Taro Takimoto a pris le relai lorsque son ami et confrère, Tsutsumi Sakamoto, a disparu. L’avocat a rapidement constaté que tout le monde pouvait tomber sous l’influence de ce groupe. « La plupart des jeunes adeptes d’Aum sont honnêtes, des gens qui travaillent dur ». Par la suite, il a démontré qu’Ashara était un manipulateur notamment en dénonçant le trucage de la photo du gourou en « lévitation ».
Takimoto s’est rapidement retrouvé sur la liste noire d’Asahara. Aum a essayé de le tuer à quatre reprises. Il a éloigné sa famille.
Takimoto et Nagaoka sont d’accord pour affirmer que l’attentat du métro aurait pu être évité si la police avait écouté leurs avertissements et avait pris les mesures appropriées.

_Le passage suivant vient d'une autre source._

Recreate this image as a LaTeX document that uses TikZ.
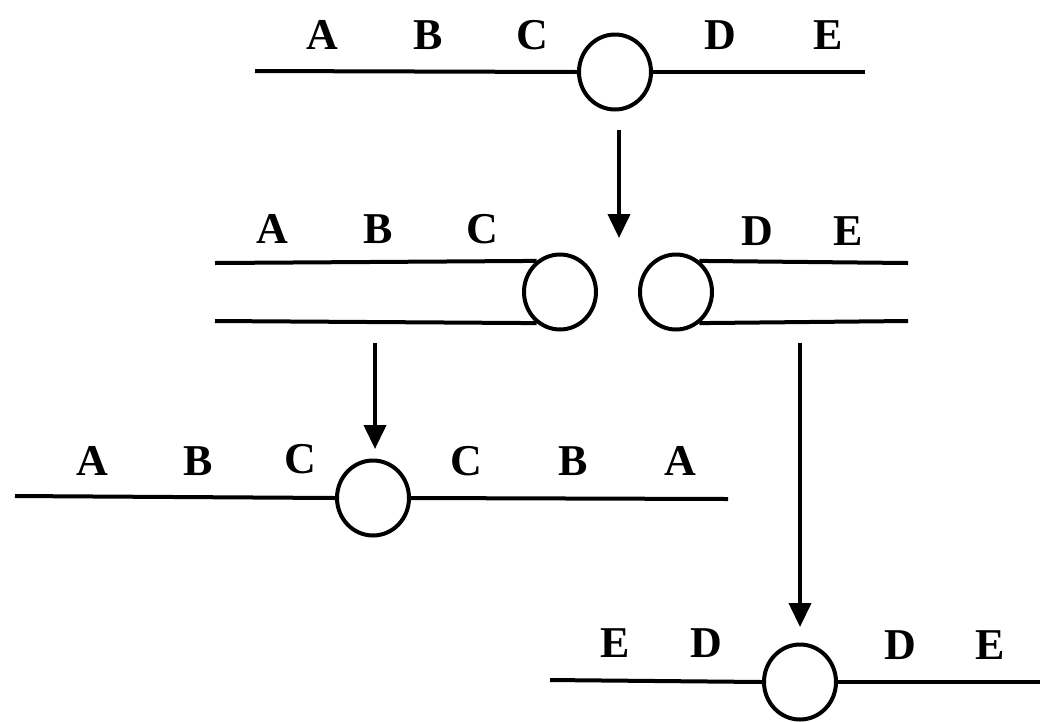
\documentclass[tikz,border=0pt]{standalone}
\usepackage{fontspec}
\setmainfont{Liberation Serif}
\usetikzlibrary{shapes.geometric,arrows.meta}
\begin{document}
\begin{tikzpicture}[x=1pt,y=-1pt,
  lbl/.style={font=\fontsize{44}{44}\selectfont\bfseries, inner sep=0pt},
  cen/.style={draw, ellipse, line width=4pt, minimum width=72pt, minimum height=75pt, inner sep=0pt},
  chrom/.style={line width=4pt},
  arr/.style={line width=4pt, -{Triangle[length=24pt,width=22pt]}}]
\useasboundingbox (0,0) rectangle (1040,721);
% row 1
\node[cen] (c1) at (615,72) {};
\coordinate (l1) at (255,71);
\coordinate (r1) at (865,72);
\draw[chrom] (l1) -- (c1.west);
\draw[chrom] (c1.east) -- (r1);
\node[lbl] (a1) at (322,35) {A};
\node[lbl] (b1) at (428,35) {B};
\node[lbl] (cc1) at (532,35) {C};
\node[lbl] (d1) at (720,35) {D};
\node[lbl] (e1) at (828,35) {E};
% arrow 1
\coordinate (s1) at (619,130);
\coordinate (t1) at (619,238);
\draw[arr] (s1) -- (t1);
% row 2
\node[cen] (c2l) at (560,292) {};
\node[cen] (c2r) at (676,292) {};
\coordinate (l2a) at (215,263);
\coordinate (l2b) at (215,321);
\coordinate (r2a) at (908,263);
\coordinate (r2b) at (908,321);
\draw[chrom] (l2a) -- (c2l.127);
\draw[chrom] (l2b) -- (c2l.233);
\draw[chrom] (c2r.53) -- (r2a);
\draw[chrom] (c2r.-53) -- (r2b);
\node[lbl] (a2) at (272,229) {A};
\node[lbl] (b2) at (378,229) {B};
\node[lbl] (cc2) at (482,229) {C};
\node[lbl] (d2) at (757,231) {D};
\node[lbl] (e2) at (848,231) {E};
% arrows 2,3
\coordinate (s2) at (375,343);
\coordinate (t2) at (375,449);
\draw[arr] (s2) -- (t2);
\coordinate (s3) at (800,343);
\coordinate (t3) at (800,627);
\draw[arr] (s3) -- (t3);
% row 3
\node[cen] (c3) at (373,498) {};
\coordinate (l3) at (15,496);
\coordinate (r3) at (728,499);
\draw[chrom] (l3) -- (c3.west);
\draw[chrom] (c3.east) -- (r3);
\node[lbl] (a3) at (92,461) {A};
\node[lbl] (b3) at (198,461) {B};
\node[lbl] (cc3) at (300,459) {C};
\node[lbl] (cc3r) at (466,461) {C};
\node[lbl] (b3r) at (573,461) {B};
\node[lbl] (a3r) at (680,461) {A};
% row 4
\node[cen] (c4) at (800,682) {};
\coordinate (l4) at (550,680);
\coordinate (r4) at (1040,682);
\draw[chrom] (l4) -- (c4.west);
\draw[chrom] (c4.east) -- (r4);
\node[lbl] (e4) at (615,643) {E};
\node[lbl] (d4) at (706,643) {D};
\node[lbl] (d4r) at (900,645) {D};
\node[lbl] (e4r) at (990,645) {E};
\end{tikzpicture}
\end{document}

Takimoto s’occupe aujourd’hui de plus de 100 anciens membres de la secte. Certains ont repris des cours du soir parce qu’ils étaient jeunes lorsqu’ils sont entrés dans la secte et n’ont pas terminé leurs études ; d’autres ont trouvé un emploi, beaucoup dans le domaine du bien-être. Pour la plupart, le retour dans le monde réel n’a pas été facile. Un tiers est suivi pour dépression, d’autres se sont suicidés. Comme Nagaoka, Takimoto estime que la seule personne qui doit être exécutée pour ces crimes est Asahara qui porte l’entière responsabilité de ces crimes odieux. Vaniteux et assoiffé de pouvoir « Asahara est un homme qui est gonflé de désirs mondains », dit Takimoto. « Il a une forte envie de pouvoir et sa haine envers la société est profonde ». Son exécution serait la seule façon de fermer ce triste chapitre.